Record extracts.
** Begin **

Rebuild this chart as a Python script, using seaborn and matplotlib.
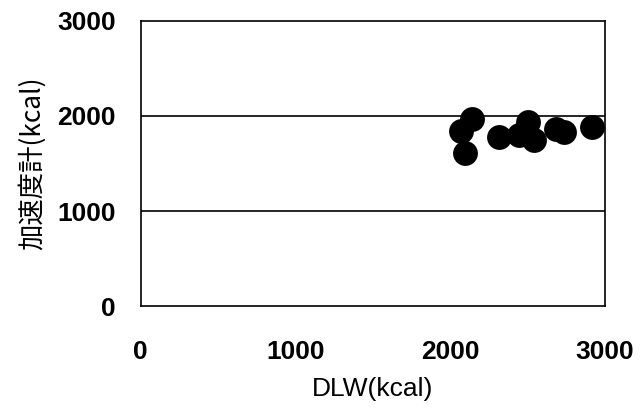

** End **
** Begin **

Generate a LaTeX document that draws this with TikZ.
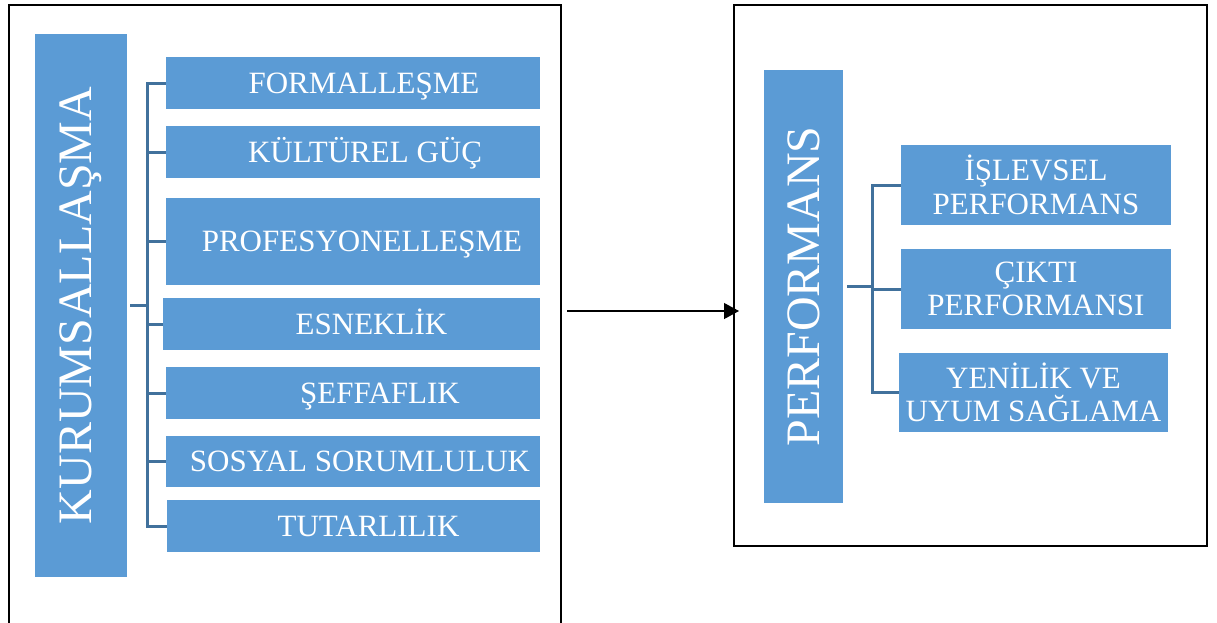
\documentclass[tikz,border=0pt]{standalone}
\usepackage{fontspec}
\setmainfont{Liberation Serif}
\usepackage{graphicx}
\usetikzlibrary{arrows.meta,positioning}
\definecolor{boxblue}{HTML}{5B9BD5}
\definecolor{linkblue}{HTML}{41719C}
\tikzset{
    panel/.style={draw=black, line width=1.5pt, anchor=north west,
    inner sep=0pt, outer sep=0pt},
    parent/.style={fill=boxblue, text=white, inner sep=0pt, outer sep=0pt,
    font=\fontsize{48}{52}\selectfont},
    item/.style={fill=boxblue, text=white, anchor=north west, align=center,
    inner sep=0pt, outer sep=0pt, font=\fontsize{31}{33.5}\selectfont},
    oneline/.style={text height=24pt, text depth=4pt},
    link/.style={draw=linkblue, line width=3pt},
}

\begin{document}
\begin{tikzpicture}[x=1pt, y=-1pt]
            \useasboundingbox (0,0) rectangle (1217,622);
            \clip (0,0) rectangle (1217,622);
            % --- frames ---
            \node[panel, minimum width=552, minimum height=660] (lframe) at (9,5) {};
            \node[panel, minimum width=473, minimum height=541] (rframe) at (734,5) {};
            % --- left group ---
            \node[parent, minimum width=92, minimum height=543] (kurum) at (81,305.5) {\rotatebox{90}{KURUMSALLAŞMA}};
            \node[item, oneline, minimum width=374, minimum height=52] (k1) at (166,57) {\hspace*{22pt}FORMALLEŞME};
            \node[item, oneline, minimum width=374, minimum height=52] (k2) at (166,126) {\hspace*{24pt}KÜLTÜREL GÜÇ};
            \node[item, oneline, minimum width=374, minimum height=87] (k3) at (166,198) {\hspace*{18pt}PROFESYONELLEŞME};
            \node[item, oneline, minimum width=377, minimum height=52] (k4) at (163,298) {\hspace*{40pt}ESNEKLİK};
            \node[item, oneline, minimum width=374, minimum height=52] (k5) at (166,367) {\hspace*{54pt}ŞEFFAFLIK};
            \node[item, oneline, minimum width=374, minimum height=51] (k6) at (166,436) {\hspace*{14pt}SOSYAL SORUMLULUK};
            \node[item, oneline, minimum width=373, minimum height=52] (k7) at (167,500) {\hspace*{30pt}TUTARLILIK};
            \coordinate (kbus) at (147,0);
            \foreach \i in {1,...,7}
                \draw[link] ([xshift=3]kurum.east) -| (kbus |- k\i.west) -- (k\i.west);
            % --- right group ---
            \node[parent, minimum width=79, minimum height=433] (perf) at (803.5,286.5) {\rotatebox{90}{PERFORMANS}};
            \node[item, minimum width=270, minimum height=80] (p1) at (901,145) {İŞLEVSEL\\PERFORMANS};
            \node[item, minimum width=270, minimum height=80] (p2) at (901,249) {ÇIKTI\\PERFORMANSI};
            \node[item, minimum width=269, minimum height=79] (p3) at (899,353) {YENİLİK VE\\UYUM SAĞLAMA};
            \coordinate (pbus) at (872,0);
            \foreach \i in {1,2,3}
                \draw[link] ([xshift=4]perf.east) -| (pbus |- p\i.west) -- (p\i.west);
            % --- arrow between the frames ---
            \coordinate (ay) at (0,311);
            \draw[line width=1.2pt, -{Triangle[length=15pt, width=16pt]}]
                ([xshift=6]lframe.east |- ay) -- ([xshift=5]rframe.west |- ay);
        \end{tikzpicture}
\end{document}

** End **
** Begin **

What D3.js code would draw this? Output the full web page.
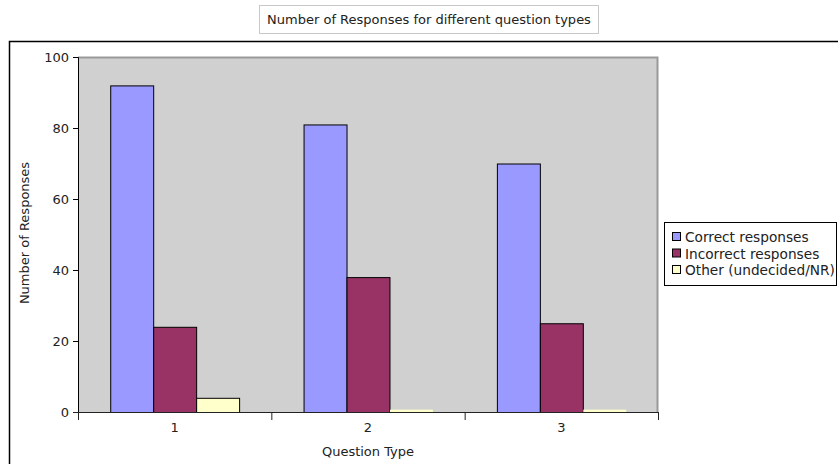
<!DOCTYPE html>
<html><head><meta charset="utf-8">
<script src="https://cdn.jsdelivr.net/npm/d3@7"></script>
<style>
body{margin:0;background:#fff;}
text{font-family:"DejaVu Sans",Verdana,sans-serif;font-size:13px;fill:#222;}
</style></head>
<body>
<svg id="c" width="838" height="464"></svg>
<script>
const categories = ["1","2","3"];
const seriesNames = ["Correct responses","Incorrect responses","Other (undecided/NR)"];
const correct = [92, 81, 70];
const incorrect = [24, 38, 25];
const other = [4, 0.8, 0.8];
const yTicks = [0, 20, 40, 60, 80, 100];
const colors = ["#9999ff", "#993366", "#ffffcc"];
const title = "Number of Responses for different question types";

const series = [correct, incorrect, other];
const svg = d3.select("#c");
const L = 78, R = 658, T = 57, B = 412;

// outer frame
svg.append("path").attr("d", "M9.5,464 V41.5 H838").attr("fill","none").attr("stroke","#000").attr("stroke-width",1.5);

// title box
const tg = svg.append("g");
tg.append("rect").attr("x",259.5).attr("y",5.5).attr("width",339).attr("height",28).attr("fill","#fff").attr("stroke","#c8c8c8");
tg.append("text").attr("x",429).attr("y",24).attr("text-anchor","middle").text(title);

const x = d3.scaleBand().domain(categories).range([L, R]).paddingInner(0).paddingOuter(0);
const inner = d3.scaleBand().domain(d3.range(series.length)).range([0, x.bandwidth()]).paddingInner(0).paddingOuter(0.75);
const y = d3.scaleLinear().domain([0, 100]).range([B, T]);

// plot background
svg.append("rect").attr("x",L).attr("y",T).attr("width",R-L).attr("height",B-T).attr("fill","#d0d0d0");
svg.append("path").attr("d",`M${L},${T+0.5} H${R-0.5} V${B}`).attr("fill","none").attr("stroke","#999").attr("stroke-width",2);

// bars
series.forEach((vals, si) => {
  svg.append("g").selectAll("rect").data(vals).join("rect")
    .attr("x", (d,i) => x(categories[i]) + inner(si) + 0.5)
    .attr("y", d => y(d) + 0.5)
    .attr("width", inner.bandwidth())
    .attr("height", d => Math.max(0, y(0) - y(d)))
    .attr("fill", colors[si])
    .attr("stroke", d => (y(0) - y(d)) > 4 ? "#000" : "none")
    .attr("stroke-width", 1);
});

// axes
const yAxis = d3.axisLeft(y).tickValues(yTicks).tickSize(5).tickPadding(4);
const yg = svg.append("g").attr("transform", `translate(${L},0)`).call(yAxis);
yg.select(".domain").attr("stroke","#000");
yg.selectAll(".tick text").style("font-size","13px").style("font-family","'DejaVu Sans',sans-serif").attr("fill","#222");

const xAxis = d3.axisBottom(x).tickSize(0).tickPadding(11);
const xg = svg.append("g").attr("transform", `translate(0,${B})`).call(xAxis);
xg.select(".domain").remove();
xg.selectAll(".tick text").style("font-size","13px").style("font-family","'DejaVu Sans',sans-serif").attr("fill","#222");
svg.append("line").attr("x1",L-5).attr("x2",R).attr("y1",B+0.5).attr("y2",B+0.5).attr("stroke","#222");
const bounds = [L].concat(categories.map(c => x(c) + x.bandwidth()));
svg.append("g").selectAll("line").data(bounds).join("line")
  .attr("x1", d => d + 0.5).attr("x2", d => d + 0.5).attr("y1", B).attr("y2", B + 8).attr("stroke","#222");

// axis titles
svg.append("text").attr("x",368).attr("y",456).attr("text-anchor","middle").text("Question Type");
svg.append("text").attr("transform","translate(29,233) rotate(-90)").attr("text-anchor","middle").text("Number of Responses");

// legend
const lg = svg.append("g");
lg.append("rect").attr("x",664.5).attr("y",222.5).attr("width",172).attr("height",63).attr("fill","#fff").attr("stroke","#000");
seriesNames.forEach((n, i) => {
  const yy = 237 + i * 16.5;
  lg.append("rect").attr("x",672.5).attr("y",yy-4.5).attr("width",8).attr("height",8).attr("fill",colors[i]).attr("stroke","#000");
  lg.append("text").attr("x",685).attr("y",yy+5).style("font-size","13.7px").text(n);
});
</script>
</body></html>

** End **

Written instruction.
Pick out the lines containing the string "this" and show them.

In response.
Rebuild this chart as a Python script, using seaborn and matplotlib.
Generate a LaTeX document that draws this with TikZ.
What D3.js code would draw this? Output the full web page.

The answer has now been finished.